Pages

mardi 8 octobre 2013

Grande victoire du Petit Poucet

C’est aujourd’hui que la Mauritanie a gagné la bataille engagée autour de l’Accord de pêche avec l’Union européenne. Bataille engagée depuis juillet 2012, date de la conclusion des accords entre les négociateurs des deux parties.
Grand jour. Parce que c’est la première fois de l’histoire récente du pays qu’un accord, quel qu’il soit, est l’objet de négociations sérieuses et déterminées dont l’objectif est d’en faire profiter le pays. En effet, tous les accords précédents ont été signés rapidement, sans confrontation et dans une atmosphère quelque peu suspicieuse quant à l’engagement du négociateur mauritanien. On a même parlé de «corruption», sinon de «je-m’en-foutisme» des négociateurs mauritaniens. Pendant très longtemps, l’important est de rapporter un document signé, pas ce qu’il y a là-dedans.
Au terme de cet Accord – rappelons-le -, la compensation versée à la Mauritanie sera de 110 millions d’euros dont 70 supportés par la Commission et 40 par les armateurs. Les captures sont désormais débarquées dans les ports mauritaniens, ce qui, au-delà du contrôle du produit, donnera un plus d’emplois et permettra aux usines à terre de tourner en plein régime. 62% de personnels mauritaniens obligatoirement embarqués et bien d’autres avantages dont le moindre est une (re)limitation des zones de pêche visant à limiter les dégâts causés par la flotte européenne. Mais le plus grand «acquis» du nouvel accord est sans doute la fermeture du secteur des céphalopodes devant les étrangers. Ce produit est désormais réservé aux seuls nationaux. Quand on sait que la pêche artisanale emploie 30.000 personnes environ sur les 36.000 que compte le secteur, quand on prend en considération la menace qui pèse sur cette ressource jusque-là surexploitée, on comprend alors la portée d’une telle décision.

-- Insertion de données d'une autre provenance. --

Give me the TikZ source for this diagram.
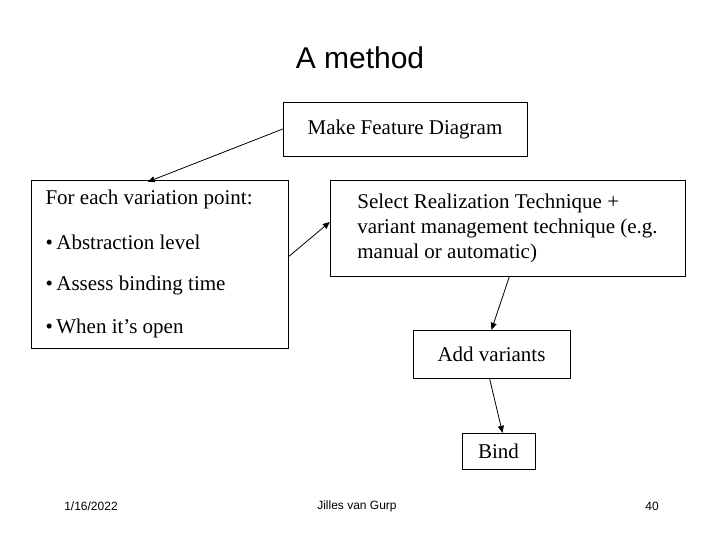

Et c’est principalement ce volet de «nationalisation» de la ressource qui a provoqué l’ire des Espagnols.
Dans le bras de fer qu’ils engageront, les Espagnols réussiront à embarquer avec eux les Portugais, les Hollandais, les Lituaniens… Pas pour longtemps. Les arguments développés par le négociateur mauritanien et la mobilisation de certains des acteurs (les artisanaux) vont permettre de «casser» l’alliance contre l’Accord. La partie européenne reconnait désormais que «le protocole servira mieux les besoins alimentaires des populations locales, notamment parce que la flotte européenne devra redistribuer une partie de sa pêche. Il prévoit également davantage d’offres d’emplois pour les marins mauritaniens.»
Sur son blog, le député européen Alain Cadec qui se trouve être le vice-président de la commission de la pêche du Parlement européen, explique : «J’ai voté en faveur de ce protocole que je considère comme juste et satisfaisant. La contrepartie financière payée à la Mauritanie a augmenté afin de permettre le développement du secteur mauritanien de la pêche. Les quotas de thon, crevettes et merlu noir sont satisfaisants pour la flotte européenne. Enfin, les conditions techniques de l’accord négociées pour les armateurs européens sur place sont elles aussi meilleures que celles du protocole précédent (…) Le rejet de cet accord aurait été un mauvais signal donné à la Mauritanie et aurait entraîné l’arrêt des activités de pêche pendant au moins trois ans. Je me félicite du vote du Parlement qui a largement adopté cet accord». Tandis que le rapporteur Gabriel Mato Adrover, le député espagnol qui avait tout fait pour bloquer l’Accord préfère porter son regard sur l’avenir : «Nous devons désormais nous préparer au renouvellement de cet accord, qui devrait expirer fin 2014, afin de garantir que le prochain protocole améliore les conditions actuelles et que les négociateurs de la Commission européenne veillent à ce qu’il inclue le secteur dans son ensemble». L’ambiance sera chaude quand s’ouvriront les discussions en 2014…
En attendant comprenons que le processus a réussi parce que, les négociateurs, s’appuyant sur une volonté politique déterminée, ont cherché à défendre réellement les intérêts du pays. Les interférences «politiques» et «diplomatiques» n’ont pas fait plier les autorités mauritaniennes qui ont confié le traitement de la question à des techniciens qui avaient la compétence nécessaire et qui étaient à l’abri des tentations.

La conclusion de l’Accord nous enseigne que ce n’est pas parce qu’un pays est faible qu’il ne doit pas défendre ses droits et croire à la victoire. Comme elle nous enseigne qu’il n’est pas nécessaire d’avoir des accords avec nos partenaires s’ils ne profitent pas à tous. Leçon destinée à nos négociateurs qui sont toujours prompts à signer tout pourvu qu’on puisse faire une dépêche sur telle ou telle convention.